Daniel Moylan, who served just three months as chair of the London Legacy Development Corporation, will depart to run the mayor’s commission on aviation policy.

The mayor is expected to appoint an LLDC vice chair with his chief of staff Sir Eddie Lister and Neale Coleman - his trusted Olympic advisor - thought to be the frontrunners.

City Hall dismissed claimed that there was a disagreement about the future of the £230m Olympic media centre.

The mayor has announced it is to become the iCity “technology hub” but sources have claimed Moylan wanted to demolish the structure and build houses on the site.

Boris Johnson said: “Daniel Moylan is a gifted politician with a superb brain. I’ve asked Daniel to take on one of the most important challenges of my second term, the vital task of driving our aviation policy. London is the heartbeat of the UK’s economy. We must remain competitive, and to do that we need a coherent aviation strategy for 21st century London.
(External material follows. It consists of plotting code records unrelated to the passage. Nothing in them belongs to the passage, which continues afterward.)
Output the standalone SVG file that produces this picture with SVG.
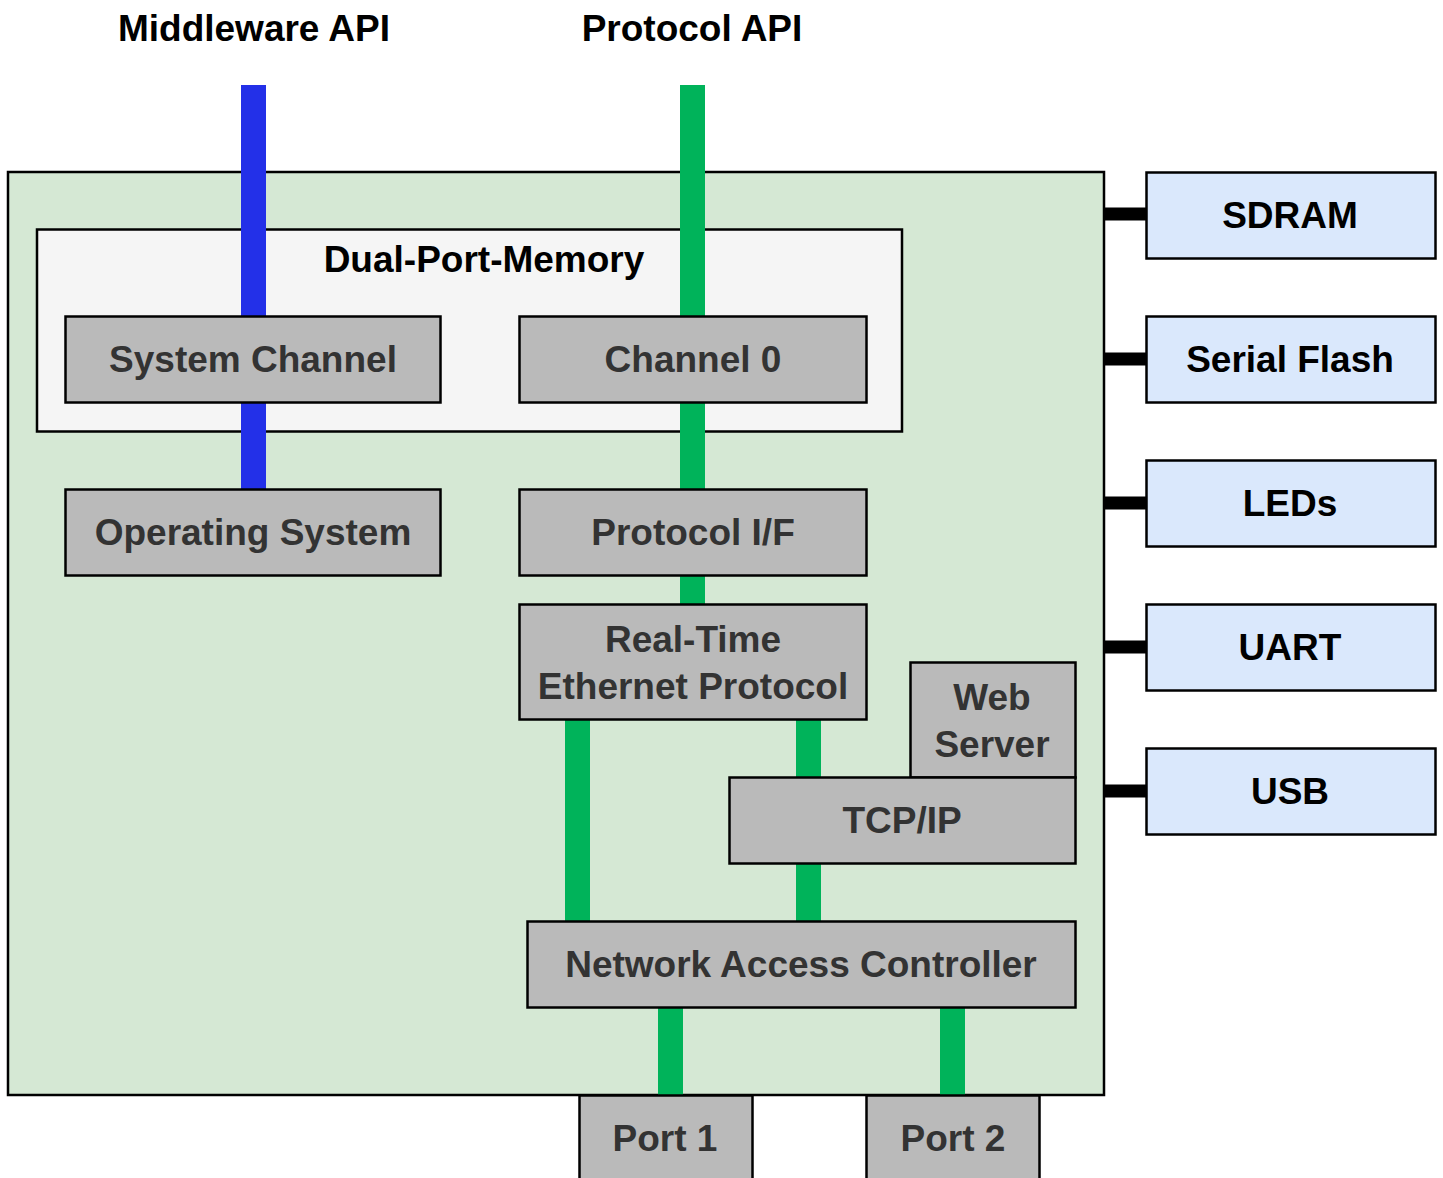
<svg xmlns="http://www.w3.org/2000/svg" width="1443" height="1178" viewBox="0 0 1443 1178">
<style>
text{font-family:"Liberation Sans",Arial,sans-serif;font-weight:bold;font-size:37px;text-anchor:middle}
.blk{fill:#000}
.dk{fill:#333333}
.box{fill:#bababa;stroke:#000;stroke-width:2.5}
.ext{fill:#dae8fc;stroke:#000;stroke-width:2.5}
.bl{fill:#2330e8}
.gr{fill:#00b35a}
.bk{fill:#000}
</style>
<rect width="1443" height="1178" fill="#fff"/>
<g id="device"><rect x="8" y="172" width="1096" height="923" fill="#d5e8d4" stroke="#000" stroke-width="2.5"/></g>
<g id="dual-port-memory"><rect x="37" y="229.5" width="865" height="202" fill="#f5f5f5" stroke="#000" stroke-width="2.5"/><text class="blk" x="484" y="272">Dual-Port-Memory</text></g>
<g id="api-labels"><text class="blk" x="254" y="41">Middleware API</text><text class="blk" x="692" y="41">Protocol API</text></g>
<g id="connectors">
<rect class="bl" x="241" y="85" width="25" height="404"/>
<rect class="gr" x="680" y="85" width="25" height="404"/>
<rect class="gr" x="680" y="575" width="25" height="29"/>
<rect class="gr" x="565" y="719" width="25" height="202"/>
<rect class="gr" x="796" y="719" width="25" height="202"/>
<rect class="gr" x="658" y="1007" width="25" height="88"/>
<rect class="gr" x="940" y="1007" width="25" height="88"/>
<rect class="bk" x="1104" y="207.5" width="42" height="13"/>
<rect class="bk" x="1104" y="352.5" width="42" height="13"/>
<rect class="bk" x="1104" y="496.5" width="42" height="13"/>
<rect class="bk" x="1104" y="640.5" width="42" height="13"/>
<rect class="bk" x="1104" y="784.5" width="42" height="13"/>
</g>
<g id="system-channel"><rect class="box" x="65.5" y="316.5" width="375" height="86"/><text class="dk" x="253" y="372">System Channel</text></g>
<g id="channel-0"><rect class="box" x="519.5" y="316.5" width="347" height="86"/><text class="dk" x="693" y="372">Channel 0</text></g>
<g id="operating-system"><rect class="box" x="65.5" y="489.5" width="375" height="86"/><text class="dk" x="253" y="545">Operating System</text></g>
<g id="protocol-if"><rect class="box" x="519.5" y="489.5" width="347" height="86"/><text class="dk" x="693" y="545">Protocol I/F</text></g>
<g id="rte-protocol"><rect class="box" x="519.5" y="604.5" width="347" height="115"/><text class="dk" x="693" y="652">Real-Time</text><text class="dk" x="693" y="699">Ethernet Protocol</text></g>
<g id="web-server"><rect class="box" x="910.5" y="662.5" width="165" height="115"/><text class="dk" x="992" y="710">Web</text><text class="dk" x="992" y="757">Server</text></g>
<g id="tcp-ip"><rect class="box" x="729.5" y="777.5" width="346" height="86"/><text class="dk" x="902" y="833">TCP/IP</text></g>
<g id="nac"><rect class="box" x="527.5" y="921.5" width="548" height="86"/><text class="dk" x="801" y="977">Network Access Controller</text></g>
<g id="port-1"><rect class="box" x="579.5" y="1095.5" width="173" height="100"/><text class="dk" x="665" y="1151">Port 1</text></g>
<g id="port-2"><rect class="box" x="866.5" y="1095.5" width="173" height="100"/><text class="dk" x="953" y="1151">Port 2</text></g>
<g id="sdram"><rect class="ext" x="1146.5" y="172.5" width="289" height="86"/><text class="blk" x="1290" y="228">SDRAM</text></g>
<g id="serial-flash"><rect class="ext" x="1146.5" y="316.5" width="289" height="86"/><text class="blk" x="1290" y="372">Serial Flash</text></g>
<g id="leds"><rect class="ext" x="1146.5" y="460.5" width="289" height="86"/><text class="blk" x="1290" y="516">LEDs</text></g>
<g id="uart"><rect class="ext" x="1146.5" y="604.5" width="289" height="86"/><text class="blk" x="1290" y="660">UART</text></g>
<g id="usb"><rect class="ext" x="1146.5" y="748.5" width="289" height="86"/><text class="blk" x="1290" y="804">USB</text></g>
</svg>
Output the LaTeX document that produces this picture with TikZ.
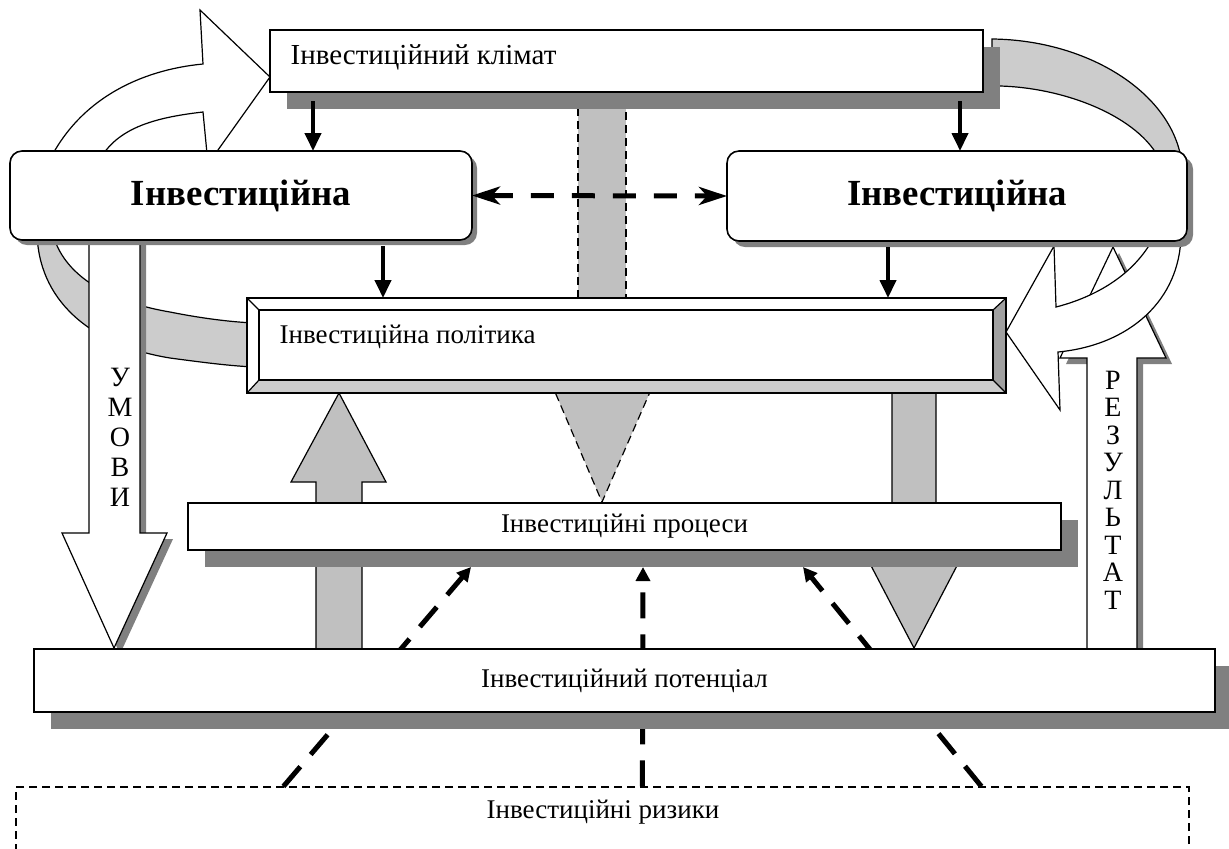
\documentclass[tikz,border=0pt]{standalone}
\usepackage{fontspec}
\setmainfont{Liberation Serif}
\usetikzlibrary{arrows.meta,calc,shadows}
\definecolor{shadowgray}{HTML}{808080}
\definecolor{bandgray}{HTML}{CCCCCC}
\definecolor{arrowgray}{HTML}{C0C0C0}
\definecolor{bevelgray}{HTML}{A0A0A0}
\begin{document}
\begin{tikzpicture}[x=0.5pt,y=-0.5pt,line width=0.6pt,
  box/.style={draw,fill=white,inner sep=0pt,outer sep=0pt},
  txt/.style={font=\fontsize{13.5}{16}\selectfont,inner sep=0pt},
  hardshadow/.style={drop shadow={shadow xshift=#1,shadow yshift=-#1,opacity=1,fill=shadowgray}},
  band/.style={draw,fill=bandgray},
  blockarrow/.style={draw,fill=#1},
  thindash/.style={draw,dash pattern=on 4pt off 2.5pt},
  blackarrow/.style={line width=2pt,-{Triangle[length=9pt,width=8pt]}},
  dasharrow/.style={line width=2.5pt,dash pattern=on 11.5pt off 9pt,{Stealth[length=14pt,width=9pt,inset=4pt]}-{Stealth[length=14pt,width=9pt,inset=4pt]}},
  riskarrow/.style={line width=2.5pt,dash pattern=on 13pt off 8pt,-{Triangle[length=7pt,width=7pt]}}]
\useasboundingbox (0,0) rectangle (1229,848);
% curved bands
\draw[band] (37,230) .. controls (37,300) and (90,345) .. (170,358) .. controls (200,362) and (230,366) .. (255,367)
  -- (255,323) .. controls (230,322) and (200,318) .. (170,312) .. controls (100,300) and (60,270) .. (52,230) -- cycle;
\draw[band] (992,39) .. controls (1090,40) and (1175,95) .. (1182,165) -- (1162,165)
  .. controls (1145,120) and (1070,88) .. (1000,86) -- (992,86) -- cycle;
% curved white arrows
\draw[blockarrow=white] (45,170) .. controls (75,100) and (140,70) .. (203,64) -- (200,10) -- (270,77) -- (208,164)
  -- (203,112) .. controls (150,118) and (110,130) .. (95,170) -- cycle;
\draw[blockarrow=white,hardshadow=3pt] (1087,655) -- (1087,358) -- (1060,358) -- (1113,247) -- (1166,358) -- (1137,358) -- (1137,655) -- cycle;
\draw[blockarrow=white] (1181,235) .. controls (1180,300) and (1130,345) .. (1058,352) -- (1060,410) -- (1006,332)
  -- (1054,246) -- (1056,307) .. controls (1095,297) and (1135,275) .. (1155,235) -- cycle;
\draw[blockarrow=white,hardshadow=3pt] (89,235) -- (89,533) -- (62,533) -- (114,648) -- (167,533) -- (140,533) -- (140,235) -- cycle;
\node[font=\fontsize{14}{15}\selectfont,align=center,inner sep=0pt] (umovy) at (120,437) {У\\М\\О\\В\\И};
\node[font=\fontsize{14}{13.75}\selectfont,align=center,inner sep=0pt] (rezultat) at (1113,490) {Р\\Е\\З\\У\\Л\\Ь\\Т\\А\\Т};
% grey arrows
\draw[blockarrow=arrowgray] (316,655) -- (316,482) -- (291,482) -- (339,393) -- (386,482) -- (362,482) -- (362,655) -- cycle;
\draw[blockarrow=arrowgray] (892,390) -- (892,558) -- (867,558) -- (914,648) -- (961,558) -- (936,558) -- (936,390) -- cycle;
\draw[thindash,fill=arrowgray] (578,95) rectangle (626,298);
\draw[thindash,fill=arrowgray] (555,392) -- (650,392) -- (602,502) -- cycle;
% boxes
\node[box,hardshadow=8.5pt,minimum width=356.5pt,minimum height=31pt] (klimat) at (626.5,61) {};
\node[txt,font=\fontsize{14.5}{17}\selectfont,anchor=west] (klimattxt) at (290,57) {Інвестиційний клімат};
\node[box,rounded corners=6pt,hardshadow=2.5pt,line width=0.8pt,minimum width=231pt,minimum height=44.5pt,
  font=\bfseries\fontsize{18.4}{22}\selectfont] (invL) at (241,195.5) {Інвестиційна};
\node[box,rounded corners=6pt,hardshadow=3pt,line width=0.8pt,minimum width=230pt,minimum height=45pt,
  font=\bfseries\fontsize{18.4}{22}\selectfont] (invR) at (957,196) {Інвестиційна};
\node[box,minimum width=379.5pt,minimum height=47.5pt] (polityka) at (626.5,345.5) {};
\fill[bandgray] (polityka.south west) -- (polityka.south east) -- ([shift={(-13,-13)}]polityka.south east) -- ([shift={(12,-13)}]polityka.south west) -- cycle;
\fill[bevelgray] (polityka.north east) -- (polityka.south east) -- ([shift={(-13,-13)}]polityka.south east) -- ([shift={(-13,12)}]polityka.north east) -- cycle;
\draw[line width=0.9pt] ([shift={(12,12)}]polityka.north west) rectangle ([shift={(-13,-13)}]polityka.south east);
\foreach \c/\s in {north west/{(12,12)},north east/{(-13,12)},south west/{(12,-13)},south east/{(-13,-13)}}
  \draw (polityka.\c) -- ([shift=\s]polityka.\c);
\draw (polityka.north west) rectangle (polityka.south east);
\node[txt,anchor=west] (politykatxt) at (279,337) {Інвестиційна політика};
\node[box,txt,hardshadow=8.5pt,minimum width=436.5pt,minimum height=23.5pt] (procesy) at (624.5,526.5) {Інвестиційні процеси};
\node[thindash,inner sep=0pt,minimum width=586.5pt,minimum height=46.5pt] (ryzyky) at (602.5,833.5) {};
\node[txt] (ryzykytxt) at (603,812) {Інвестиційні ризики};
% risks to processes
\foreach \a/\b in {268/283,627/455,966/615}
  \draw[riskarrow] ($(ryzyky.north west)+(\a,0)$) -- ($(procesy.south west)+(\b,17)$);
\node[box,txt,hardshadow=8.5pt,minimum width=590.5pt,minimum height=31.5pt] (potencial) at (624.5,680.5) {Інвестиційний потенціал};
% black arrows
\foreach \x/\n in {313/invL,960/invR}
  \draw[blackarrow,shorten <=4.5pt] (klimat.south -| \x,0) -- (\n.north -| \x,0);
\foreach \x/\n in {383/invL,888/invR}
  \draw[blackarrow,shorten <=3pt] (\n.south -| \x,0) -- (polityka.north -| \x,0);
\draw[dasharrow] (invL.east) -- (invR.west);
\end{tikzpicture}
\end{document}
Daniel Moylan will help me deliver that.”

Next month the LLDC will decide on the future of the Olympic stadium with West Ham favourites among the four bidders which include proposals from Leyton Orient, an F1 consortium and a business school.

The LLDC is tasked with the £292m transformation of the Olympic Park which will not fully re-open for almost two years.

Transformation work includes building new bridges and roads and converting venues such as the aquatics centre and the “velopark”.

Margaret Ford departed unexpectedly as LLDC chair in the spring and was replaced by Moylan in one of the mayor first post-re-election appointments. Baroness Ford’s chief executive Andy Altman departed soon after and Denis Hone, who ran the Olympic Delivery Authority, is interim CEO.